**TASK OBJECTIVE:** Repeat everything from the first line of the listing below through the line that contains "from bokeh.resources import INLINE", exactly. Leave out pictures.

**RAW DATA:**
========================================================================

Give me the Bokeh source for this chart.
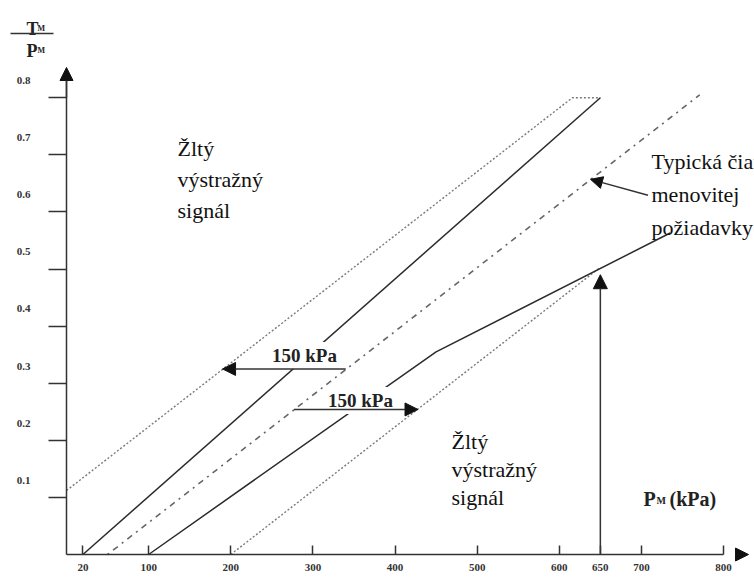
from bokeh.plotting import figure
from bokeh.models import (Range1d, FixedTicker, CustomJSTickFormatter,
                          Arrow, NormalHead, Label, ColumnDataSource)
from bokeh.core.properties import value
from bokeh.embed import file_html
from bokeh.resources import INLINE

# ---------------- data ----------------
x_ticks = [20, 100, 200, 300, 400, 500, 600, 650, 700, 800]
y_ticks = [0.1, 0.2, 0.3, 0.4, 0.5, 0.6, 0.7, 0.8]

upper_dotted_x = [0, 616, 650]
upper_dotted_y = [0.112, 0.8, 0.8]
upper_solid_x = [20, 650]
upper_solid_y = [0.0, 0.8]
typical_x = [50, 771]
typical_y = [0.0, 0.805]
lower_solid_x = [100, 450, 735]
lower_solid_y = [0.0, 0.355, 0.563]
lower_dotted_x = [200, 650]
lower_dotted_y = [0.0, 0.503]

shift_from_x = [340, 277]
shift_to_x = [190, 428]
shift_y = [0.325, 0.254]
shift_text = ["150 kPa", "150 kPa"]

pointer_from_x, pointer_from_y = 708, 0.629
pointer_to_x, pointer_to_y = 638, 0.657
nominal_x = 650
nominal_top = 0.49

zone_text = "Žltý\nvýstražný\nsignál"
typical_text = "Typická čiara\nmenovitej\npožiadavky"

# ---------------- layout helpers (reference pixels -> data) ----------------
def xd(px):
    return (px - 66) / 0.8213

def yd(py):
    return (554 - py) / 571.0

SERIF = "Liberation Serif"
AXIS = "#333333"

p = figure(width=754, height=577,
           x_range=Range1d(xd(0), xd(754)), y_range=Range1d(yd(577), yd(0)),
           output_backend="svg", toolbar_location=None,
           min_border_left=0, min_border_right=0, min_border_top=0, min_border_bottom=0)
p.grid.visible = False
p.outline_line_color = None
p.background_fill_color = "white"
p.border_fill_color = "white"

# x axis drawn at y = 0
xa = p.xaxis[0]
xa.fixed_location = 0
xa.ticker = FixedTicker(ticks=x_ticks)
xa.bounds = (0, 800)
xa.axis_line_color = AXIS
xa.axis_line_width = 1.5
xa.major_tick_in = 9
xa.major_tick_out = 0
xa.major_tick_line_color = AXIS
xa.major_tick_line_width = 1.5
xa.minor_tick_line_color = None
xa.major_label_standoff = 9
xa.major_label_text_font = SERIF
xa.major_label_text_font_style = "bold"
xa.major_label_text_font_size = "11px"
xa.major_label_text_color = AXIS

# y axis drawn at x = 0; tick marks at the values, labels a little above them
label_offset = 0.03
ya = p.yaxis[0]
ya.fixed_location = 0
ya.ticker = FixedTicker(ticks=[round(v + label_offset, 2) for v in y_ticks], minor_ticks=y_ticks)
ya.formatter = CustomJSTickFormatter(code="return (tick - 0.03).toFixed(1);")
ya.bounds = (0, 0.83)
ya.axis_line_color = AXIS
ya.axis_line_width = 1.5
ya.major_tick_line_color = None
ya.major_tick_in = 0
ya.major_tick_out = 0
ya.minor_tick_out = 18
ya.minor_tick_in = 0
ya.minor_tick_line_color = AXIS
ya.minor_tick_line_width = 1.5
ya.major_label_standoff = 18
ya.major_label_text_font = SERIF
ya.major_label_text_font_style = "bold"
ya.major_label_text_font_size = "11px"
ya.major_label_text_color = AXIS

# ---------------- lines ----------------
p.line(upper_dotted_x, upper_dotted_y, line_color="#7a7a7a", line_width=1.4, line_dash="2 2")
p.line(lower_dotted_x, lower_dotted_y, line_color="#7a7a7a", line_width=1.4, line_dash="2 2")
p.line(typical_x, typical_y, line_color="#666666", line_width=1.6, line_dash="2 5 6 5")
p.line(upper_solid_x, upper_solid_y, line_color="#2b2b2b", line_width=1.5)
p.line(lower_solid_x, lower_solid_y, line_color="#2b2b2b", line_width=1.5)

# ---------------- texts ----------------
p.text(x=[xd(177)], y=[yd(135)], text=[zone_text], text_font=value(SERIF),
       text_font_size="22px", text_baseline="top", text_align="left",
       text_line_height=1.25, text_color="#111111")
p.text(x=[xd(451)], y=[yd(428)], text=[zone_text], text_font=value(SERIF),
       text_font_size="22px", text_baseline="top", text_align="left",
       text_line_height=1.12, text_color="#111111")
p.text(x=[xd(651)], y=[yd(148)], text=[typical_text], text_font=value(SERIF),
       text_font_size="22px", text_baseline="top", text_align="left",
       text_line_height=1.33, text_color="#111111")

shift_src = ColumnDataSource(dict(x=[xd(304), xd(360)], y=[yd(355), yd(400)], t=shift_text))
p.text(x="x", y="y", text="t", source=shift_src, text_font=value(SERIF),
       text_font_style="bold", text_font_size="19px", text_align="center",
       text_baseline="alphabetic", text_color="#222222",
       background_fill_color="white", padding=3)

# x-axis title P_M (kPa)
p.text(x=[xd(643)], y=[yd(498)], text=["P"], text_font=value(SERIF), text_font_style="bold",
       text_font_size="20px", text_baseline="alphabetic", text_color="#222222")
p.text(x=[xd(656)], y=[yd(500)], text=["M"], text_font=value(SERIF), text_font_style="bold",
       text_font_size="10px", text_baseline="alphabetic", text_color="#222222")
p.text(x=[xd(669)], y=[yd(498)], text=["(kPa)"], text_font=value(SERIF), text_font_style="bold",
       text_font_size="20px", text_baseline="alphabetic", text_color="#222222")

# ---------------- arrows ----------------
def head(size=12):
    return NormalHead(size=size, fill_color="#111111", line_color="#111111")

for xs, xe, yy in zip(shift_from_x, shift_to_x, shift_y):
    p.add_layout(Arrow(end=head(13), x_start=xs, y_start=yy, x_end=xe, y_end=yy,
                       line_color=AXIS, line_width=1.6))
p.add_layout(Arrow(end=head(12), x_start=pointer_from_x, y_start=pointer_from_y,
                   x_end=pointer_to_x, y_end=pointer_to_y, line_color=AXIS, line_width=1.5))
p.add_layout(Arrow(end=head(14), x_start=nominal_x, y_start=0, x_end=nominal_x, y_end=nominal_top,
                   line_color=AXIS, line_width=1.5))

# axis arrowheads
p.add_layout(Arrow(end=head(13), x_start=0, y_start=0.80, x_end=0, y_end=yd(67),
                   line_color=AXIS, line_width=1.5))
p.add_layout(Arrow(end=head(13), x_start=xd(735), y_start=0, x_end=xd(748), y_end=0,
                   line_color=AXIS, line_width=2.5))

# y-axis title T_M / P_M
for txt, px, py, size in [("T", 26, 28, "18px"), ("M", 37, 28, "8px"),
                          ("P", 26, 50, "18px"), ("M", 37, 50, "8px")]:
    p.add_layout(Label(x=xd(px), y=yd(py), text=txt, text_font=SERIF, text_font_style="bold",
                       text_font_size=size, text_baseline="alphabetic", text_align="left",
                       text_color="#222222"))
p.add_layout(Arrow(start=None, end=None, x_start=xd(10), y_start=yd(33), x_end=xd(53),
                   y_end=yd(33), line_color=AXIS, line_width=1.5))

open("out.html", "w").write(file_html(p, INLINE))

========================================================================

**TASK RESULT:**
Give me the Bokeh source for this chart.
from bokeh.plotting import figure
from bokeh.models import (Range1d, FixedTicker, CustomJSTickFormatter,
                          Arrow, NormalHead, Label, ColumnDataSource)
from bokeh.core.properties import value
from bokeh.embed import file_html
from bokeh.resources import INLINE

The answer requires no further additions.